● **Requirements**: Would you transcribe the listing that follows, character for character, and omit its images?

● **Material**:
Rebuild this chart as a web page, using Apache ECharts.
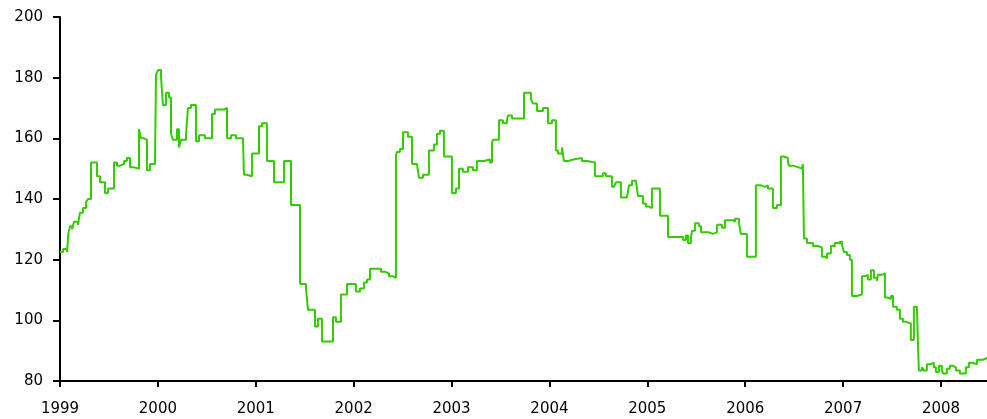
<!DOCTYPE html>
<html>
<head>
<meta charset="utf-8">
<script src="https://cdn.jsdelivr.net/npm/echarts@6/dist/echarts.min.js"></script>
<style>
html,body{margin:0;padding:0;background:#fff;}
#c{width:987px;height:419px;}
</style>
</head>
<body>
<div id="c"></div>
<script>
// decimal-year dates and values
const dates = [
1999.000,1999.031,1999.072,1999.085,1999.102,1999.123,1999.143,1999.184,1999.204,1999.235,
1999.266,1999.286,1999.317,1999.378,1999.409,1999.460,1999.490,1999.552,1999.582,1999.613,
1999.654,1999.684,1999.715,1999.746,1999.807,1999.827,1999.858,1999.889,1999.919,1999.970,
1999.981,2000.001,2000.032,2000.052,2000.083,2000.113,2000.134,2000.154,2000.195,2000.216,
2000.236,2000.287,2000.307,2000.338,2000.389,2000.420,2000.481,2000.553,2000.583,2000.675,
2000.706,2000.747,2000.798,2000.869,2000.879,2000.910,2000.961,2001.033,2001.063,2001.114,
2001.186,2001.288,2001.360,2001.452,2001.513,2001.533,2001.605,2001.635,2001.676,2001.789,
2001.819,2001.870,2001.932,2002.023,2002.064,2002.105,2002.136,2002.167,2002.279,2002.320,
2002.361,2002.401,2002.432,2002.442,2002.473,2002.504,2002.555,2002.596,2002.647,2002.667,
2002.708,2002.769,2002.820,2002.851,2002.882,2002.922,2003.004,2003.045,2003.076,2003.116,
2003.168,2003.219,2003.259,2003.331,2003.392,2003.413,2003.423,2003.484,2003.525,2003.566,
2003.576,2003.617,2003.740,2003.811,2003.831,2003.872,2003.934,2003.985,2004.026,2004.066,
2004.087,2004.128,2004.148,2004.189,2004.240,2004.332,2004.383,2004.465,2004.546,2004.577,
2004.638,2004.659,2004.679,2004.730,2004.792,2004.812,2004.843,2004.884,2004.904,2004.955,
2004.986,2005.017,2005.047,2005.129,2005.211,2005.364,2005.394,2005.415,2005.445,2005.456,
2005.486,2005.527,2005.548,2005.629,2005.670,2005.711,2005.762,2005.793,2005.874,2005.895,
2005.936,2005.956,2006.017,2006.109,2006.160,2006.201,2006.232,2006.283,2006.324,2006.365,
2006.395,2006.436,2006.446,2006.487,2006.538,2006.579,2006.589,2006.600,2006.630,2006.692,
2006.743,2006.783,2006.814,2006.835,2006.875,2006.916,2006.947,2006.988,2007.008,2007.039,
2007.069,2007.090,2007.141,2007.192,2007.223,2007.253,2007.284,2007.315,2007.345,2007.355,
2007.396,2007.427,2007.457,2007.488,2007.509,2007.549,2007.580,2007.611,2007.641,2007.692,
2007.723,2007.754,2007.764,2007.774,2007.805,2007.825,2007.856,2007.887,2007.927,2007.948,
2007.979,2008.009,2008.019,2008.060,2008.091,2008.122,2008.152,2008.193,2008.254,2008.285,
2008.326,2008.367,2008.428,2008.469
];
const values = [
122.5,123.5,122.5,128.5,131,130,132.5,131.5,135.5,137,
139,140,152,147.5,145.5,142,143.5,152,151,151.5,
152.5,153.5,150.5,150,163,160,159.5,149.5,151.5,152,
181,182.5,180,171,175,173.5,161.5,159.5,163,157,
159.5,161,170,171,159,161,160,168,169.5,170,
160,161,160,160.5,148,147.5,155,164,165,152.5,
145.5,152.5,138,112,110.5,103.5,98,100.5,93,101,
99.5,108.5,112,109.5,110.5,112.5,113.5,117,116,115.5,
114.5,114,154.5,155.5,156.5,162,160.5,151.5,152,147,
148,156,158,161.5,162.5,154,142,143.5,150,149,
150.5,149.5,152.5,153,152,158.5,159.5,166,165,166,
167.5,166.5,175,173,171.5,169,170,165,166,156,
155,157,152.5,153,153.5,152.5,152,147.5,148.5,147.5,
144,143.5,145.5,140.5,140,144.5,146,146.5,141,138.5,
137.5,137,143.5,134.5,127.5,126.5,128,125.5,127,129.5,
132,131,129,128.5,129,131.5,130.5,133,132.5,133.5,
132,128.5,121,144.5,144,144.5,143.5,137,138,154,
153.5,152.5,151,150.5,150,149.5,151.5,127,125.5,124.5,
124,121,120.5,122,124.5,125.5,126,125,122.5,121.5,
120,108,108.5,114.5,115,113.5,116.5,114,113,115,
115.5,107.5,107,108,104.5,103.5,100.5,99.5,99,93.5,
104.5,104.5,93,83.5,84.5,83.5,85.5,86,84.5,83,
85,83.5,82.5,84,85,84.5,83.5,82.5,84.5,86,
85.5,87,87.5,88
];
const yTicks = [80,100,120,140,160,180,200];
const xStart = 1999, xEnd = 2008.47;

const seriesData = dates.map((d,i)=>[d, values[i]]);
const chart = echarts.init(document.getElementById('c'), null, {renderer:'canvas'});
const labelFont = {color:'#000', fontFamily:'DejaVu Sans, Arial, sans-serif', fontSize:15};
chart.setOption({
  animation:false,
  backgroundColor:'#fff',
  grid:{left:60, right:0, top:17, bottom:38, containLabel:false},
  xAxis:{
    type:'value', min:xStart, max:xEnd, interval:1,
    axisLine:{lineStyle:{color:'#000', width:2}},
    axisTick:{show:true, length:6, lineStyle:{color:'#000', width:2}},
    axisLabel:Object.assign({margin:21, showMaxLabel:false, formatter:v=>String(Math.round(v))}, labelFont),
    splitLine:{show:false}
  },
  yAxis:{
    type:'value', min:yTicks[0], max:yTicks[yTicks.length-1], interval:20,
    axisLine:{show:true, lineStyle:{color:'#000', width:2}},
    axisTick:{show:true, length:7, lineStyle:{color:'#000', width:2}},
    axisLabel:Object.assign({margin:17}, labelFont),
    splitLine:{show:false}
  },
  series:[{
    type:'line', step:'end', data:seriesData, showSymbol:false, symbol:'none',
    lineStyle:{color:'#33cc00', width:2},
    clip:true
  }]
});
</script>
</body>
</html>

● **Task output**:
Rebuild this chart as a web page, using Apache ECharts.
<!DOCTYPE html>
<html>
<head>
<meta charset="utf-8">
<script src="https://cdn.jsdelivr.net/npm/echarts@6/dist/echarts.min.js"></script>
<style>
html,body{margin:0;padding:0;background:#fff;}
#c{width:987px;height:419px;}
</style>
</head>
<body>
<div id="c"></div>
<script>
// decimal-year dates and values
const dates = [
1999.000,1999.031,1999.072,1999.085,1999.102,1999.123,1999.143,1999.184,1999.204,1999.235,
1999.266,1999.286,1999.317,1999.378,1999.409,1999.460,1999.490,1999.552,1999.582,1999.613,
1999.654,1999.684,1999.715,1999.746,1999.807,1999.827,1999.858,1999.889,1999.919,1999.970,
1999.981,2000.001,2000.032,2000.052,2000.083,2000.113,2000.134,2000.154,2000.195,2000.216,
2000.236,2000.287,2000.307,2000.338,2000.389,2000.420,2000.481,2000.553,2000.583,2000.675,
2000.706,2000.747,2000.798,2000.869,2000.879,2000.910,2000.961,2001.033,2001.063,2001.114,
2001.186,2001.288,2001.360,2001.452,2001.513,2001.533,2001.605,2001.635,2001.676,2001.789,
2001.819,2001.870,2001.932,2002.023,2002.064,2002.105,2002.136,2002.167,2002.279,2002.320,
2002.361,2002.401,2002.432,2002.442,2002.473,2002.504,2002.555,2002.596,2002.647,2002.667,
2002.708,2002.769,2002.820,2002.851,2002.882,2002.922,2003.004,2003.045,2003.076,2003.116,
2003.168,2003.219,2003.259,2003.331,2003.392,2003.413,2003.423,2003.484,2003.525,2003.566,
2003.576,2003.617,2003.740,2003.811,2003.831,2003.872,2003.934,2003.985,2004.026,2004.066,
2004.087,2004.128,2004.148,2004.189,2004.240,2004.332,2004.383,2004.465,2004.546,2004.577,
2004.638,2004.659,2004.679,2004.730,2004.792,2004.812,2004.843,2004.884,2004.904,2004.955,
2004.986,2005.017,2005.047,2005.129,2005.211,2005.364,2005.394,2005.415,2005.445,2005.456,
2005.486,2005.527,2005.548,2005.629,2005.670,2005.711,2005.762,2005.793,2005.874,2005.895,
2005.936,2005.956,2006.017,2006.109,2006.160,2006.201,2006.232,2006.283,2006.324,2006.365,
2006.395,2006.436,2006.446,2006.487,2006.538,2006.579,2006.589,2006.600,2006.630,2006.692,
2006.743,2006.783,2006.814,2006.835,2006.875,2006.916,2006.947,2006.988,2007.008,2007.039,
2007.069,2007.090,2007.141,2007.192,2007.223,2007.253,2007.284,2007.315,2007.345,2007.355,
2007.396,2007.427,2007.457,2007.488,2007.509,2007.549,2007.580,2007.611,2007.641,2007.692,
2007.723,2007.754,2007.764,2007.774,2007.805,2007.825,2007.856,2007.887,2007.927,2007.948,
2007.979,2008.009,2008.019,2008.060,2008.091,2008.122,2008.152,2008.193,2008.254,2008.285,
2008.326,2008.367,2008.428,2008.469
];
const values = [
122.5,123.5,122.5,128.5,131,130,132.5,131.5,135.5,137,
139,140,152,147.5,145.5,142,143.5,152,151,151.5,
152.5,153.5,150.5,150,163,160,159.5,149.5,151.5,152,
181,182.5,180,171,175,173.5,161.5,159.5,163,157,
159.5,161,170,171,159,161,160,168,169.5,170,
160,161,160,160.5,148,147.5,155,164,165,152.5,
145.5,152.5,138,112,110.5,103.5,98,100.5,93,101,
99.5,108.5,112,109.5,110.5,112.5,113.5,117,116,115.5,
114.5,114,154.5,155.5,156.5,162,160.5,151.5,152,147,
148,156,158,161.5,162.5,154,142,143.5,150,149,
150.5,149.5,152.5,153,152,158.5,159.5,166,165,166,
167.5,166.5,175,173,171.5,169,170,165,166,156,
155,157,152.5,153,153.5,152.5,152,147.5,148.5,147.5,
144,143.5,145.5,140.5,140,144.5,146,146.5,141,138.5,
137.5,137,143.5,134.5,127.5,126.5,128,125.5,127,129.5,
132,131,129,128.5,129,131.5,130.5,133,132.5,133.5,
132,128.5,121,144.5,144,144.5,143.5,137,138,154,
153.5,152.5,151,150.5,150,149.5,151.5,127,125.5,124.5,
124,121,120.5,122,124.5,125.5,126,125,122.5,121.5,
120,108,108.5,114.5,115,113.5,116.5,114,113,115,
115.5,107.5,107,108,104.5,103.5,100.5,99.5,99,93.5,
104.5,104.5,93,83.5,84.5,83.5,85.5,86,84.5,83,
85,83.5,82.5,84,85,84.5,83.5,82.5,84.5,86,
85.5,87,87.5,88
];
const yTicks = [80,100,120,140,160,180,200];
const xStart = 1999, xEnd = 2008.47;

const seriesData = dates.map((d,i)=>[d, values[i]]);
const chart = echarts.init(document.getElementById('c'), null, {renderer:'canvas'});
const labelFont = {color:'#000', fontFamily:'DejaVu Sans, Arial, sans-serif', fontSize:15};
chart.setOption({
  animation:false,
  backgroundColor:'#fff',
  grid:{left:60, right:0, top:17, bottom:38, containLabel:false},
  xAxis:{
    type:'value', min:xStart, max:xEnd, interval:1,
    axisLine:{lineStyle:{color:'#000', width:2}},
    axisTick:{show:true, length:6, lineStyle:{color:'#000', width:2}},
    axisLabel:Object.assign({margin:21, showMaxLabel:false, formatter:v=>String(Math.round(v))}, labelFont),
    splitLine:{show:false}
  },
  yAxis:{
    type:'value', min:yTicks[0], max:yTicks[yTicks.length-1], interval:20,
    axisLine:{show:true, lineStyle:{color:'#000', width:2}},
    axisTick:{show:true, length:7, lineStyle:{color:'#000', width:2}},
    axisLabel:Object.assign({margin:17}, labelFont),
    splitLine:{show:false}
  },
  series:[{
    type:'line', step:'end', data:seriesData, showSymbol:false, symbol:'none',
    lineStyle:{color:'#33cc00', width:2},
    clip:true
  }]
});
</script>
</body>
</html>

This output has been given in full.